CC: Most of it feels pretty natural. We're proud of the things we've been through that make us who we are. Everybody is going through similar stuff, so it's pretty rad that we can go up there and be like, we're exactly the same.
CB: The first time we ever played any of these songs live was when we headlined the Troubador. Seeing people singing I'm Not Ok, we got that feeling that they're all probably singing about something totally different—but it's helping them just as much as it's helping us.
Weathers - Secret's Safe With Me (Audio) www.youtube.com
POPDUST: Have you had any especially meaningful interactions with fans?
CB: There's a fan who's printing out pictures and stickers to post around Vegas before our first headline show there, and other fans that are making T-shirts for us.
CC: Some fans have gotten tattoos of songs that meant a lot to them.
CO: Someone got Shallow Water, and someone got Take In the View from 1983.
CB: Someone last night asked me to write Nice 83 Vibe on a napkin so they could get it tattooed.
POPDUST: That must be wild—knowing something that you wrote will be on someone's body for the rest of their life.
So you just released a song called Dirty Money.
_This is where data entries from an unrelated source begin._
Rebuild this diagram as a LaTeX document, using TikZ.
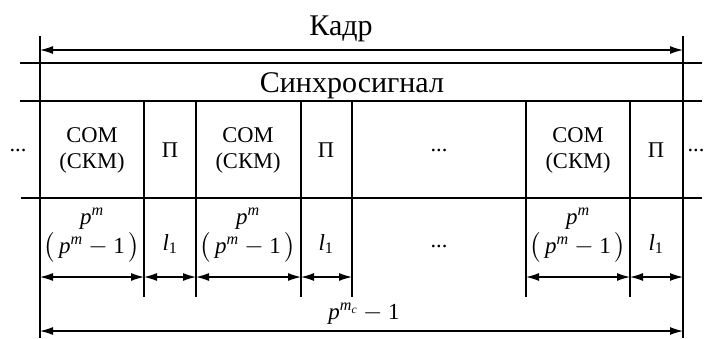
\documentclass[tikz,border=0pt]{standalone}
\usepackage{fontspec}
\setmainfont{Liberation Serif}
\usepackage{amsmath}
\usetikzlibrary{arrows.meta}
\begin{document}
\begin{tikzpicture}[x=1pt,y=-1pt, line width=1.3pt,
  dim/.style={{Latex[length=13pt,width=8pt]}-{Latex[length=13pt,width=8pt]}, line width=1.2pt},
  lbl/.style={font=\fontsize{22.5}{26}\selectfont, align=center, inner sep=0},
  big/.style={font=\fontsize{30}{33}\selectfont, inner sep=0},
  mth/.style={font=\fontsize{23}{27}\selectfont, inner sep=0}]
\useasboundingbox (0,0) rectangle (704,338);
% frame verticals
\coordinate (LT) at (40,36); \coordinate (LB) at (40,338);
\coordinate (RT) at (683,36); \coordinate (RB) at (683,338);
\draw (LT) -- (LB);
\draw (RT) -- (RB);
% horizontals
\coordinate (h1a) at (20,63);  \coordinate (h1b) at (702,63);
\coordinate (h2a) at (20,101); \coordinate (h2b) at (702,101);
\coordinate (h3a) at (21,198); \coordinate (h3b) at (702,198);
\draw (h1a) -- (h1b);
\draw (h2a) -- (h2b);
\draw (h3a) -- (h3b);
% dividers
\foreach \n/\x in {a/40,b/144,c/196,d/301,e/352,f/526,g/630,h/683}{
  \coordinate (t\n) at (\x,101);
  \coordinate (b\n) at (\x,297);
  \coordinate (d\n) at (\x,277);
}
\foreach \n in {b,c,d,e,f,g}{ \draw (t\n) -- (b\n); }
% dimension arrows
\coordinate (ka) at (40,50); \coordinate (kb) at (683,50);
\draw[dim] (ka) -- (kb);
\draw[dim] (da) -- (db);
\draw[dim] (db) -- (dc);
\draw[dim] (dc) -- (dd);
\draw[dim] (dd) -- (de);
\draw[dim] (df) -- (dg);
\draw[dim] (dg) -- (dh);
\coordinate (za) at (40,331); \coordinate (zb) at (683,331);
\draw[dim] (za) -- (zb);
% texts
\node[big, anchor=base] (kadr) at (341,35) {Кадр};
\node[big, anchor=base] (sync) at (352,92) {Синхросигнал};
\node[lbl] (s1) at (92,150) {СОМ\\(СКМ)};
\node[lbl] (s2) at (248,150) {СОМ\\(СКМ)};
\node[lbl] (s3) at (578,150) {СОМ\\(СКМ)};
\node[lbl] (p1) at (170,150) {П};
\node[lbl] (p2) at (326,150) {П};
\node[lbl] (p3) at (656,150) {П};
\node[lbl] (dl) at (18,150) {...};
\node[lbl] (dm) at (439,150) {...};
\node[lbl] (dr) at (696,150) {...};
\node[lbl] (dm2) at (439,246) {...};
\foreach \x/\n in {92/1,248/2,578/3}{
  \node[mth] (pm\n) at (\x,219) {$\textit{p}^{\textit{m}}$};
  \node[mth] (pp\n) at (\x,247) {$\bigl(\,\textit{p}^{\textit{m}}-\text{1}\,\bigr)$};
}
\foreach \x/\n in {170/1,326/2,656/3}{
  \node[mth] (l\n) at (\x,244) {$\textit{l}_{\text{1}}$};
}
\node[mth] (tot) at (364,314) {$\textit{p}^{\textit{m}_{\textit{c}}}-\text{1}$};
\end{tikzpicture}
\end{document}
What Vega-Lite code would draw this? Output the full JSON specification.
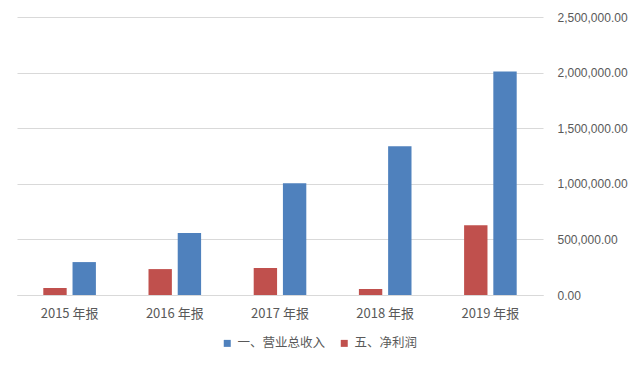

Does that come from a place of personal frustration with capitalism, or is it about something else?
CB: The song has nothing to do with money at all, believe it or not… When you're in a band and you're young and you've got fans, it's easy to lose yourself a bit. The song's about battling egoes and the inner demons that come with being in the industry.
Dirty Money (Visualette) www.youtube.com
POPDUST: Has it been difficult to maintain a sense of self? Have you felt any disjointedness between who you are performing and backstage, or is the transition more fluid?
CB: Onstage is the only place I feel like I get to really let loose. Otherwise, I'm usually pretty quiet or awkward, I don't know. It's really only onstage that I let go.
CC: When I'm onstage I'm definitely a lot crazier than in person.
CB: You really let it shine through the playing of the drums. You let the music do the talking.